Ben

Fidel's feats of force and fraud

I'm as pleased as anyone that Fidel Castro has "resigned" from the presidency of Cuba, and I'll be even more pleased when the Castros are dead, communism is gone, and Cuba is free again. But the coverage of Castro's exit is driving me nuts.

In particular, most of the stories take pains to note how Castro "outlasted nine U.S. presidents." The BBC, which headlined its political obituary of Castro as a "Profile of a great survivor," mentions Castro's longevity in the story's second paragraph. New Yorker writer Jon Lee Anderson, who frets about Cuba after Castro in the L.A. Times today, also invokes the nine presidents in his discussion of the dictator's longevity.

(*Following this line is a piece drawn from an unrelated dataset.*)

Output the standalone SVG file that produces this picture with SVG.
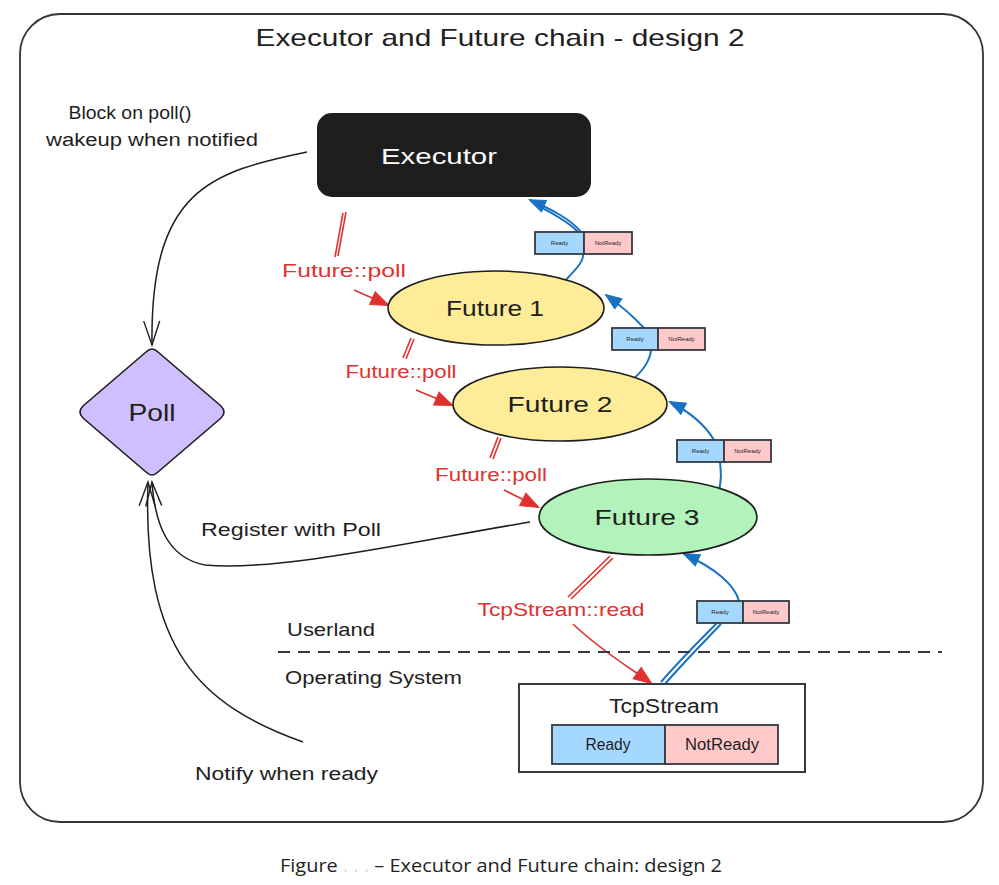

Well, of course Castro outlasted nine presidents. He was a tyrant who seized power by force. We have free elections here. Our presidents are subject to term limits under the Constitution. Castro never faced a real election in his life. His term limit was self-imposed. So boasting of Castro's longevity compared to that of America's presidents is comparing apples to bullets in the brain.

Every eight years or so, we hear dire prognostications of whether this president or that will suspend the Constitution, cancel elections, and hold onto office. It never happens. Not here. But in Cuba, it's happened for 49 years and counting.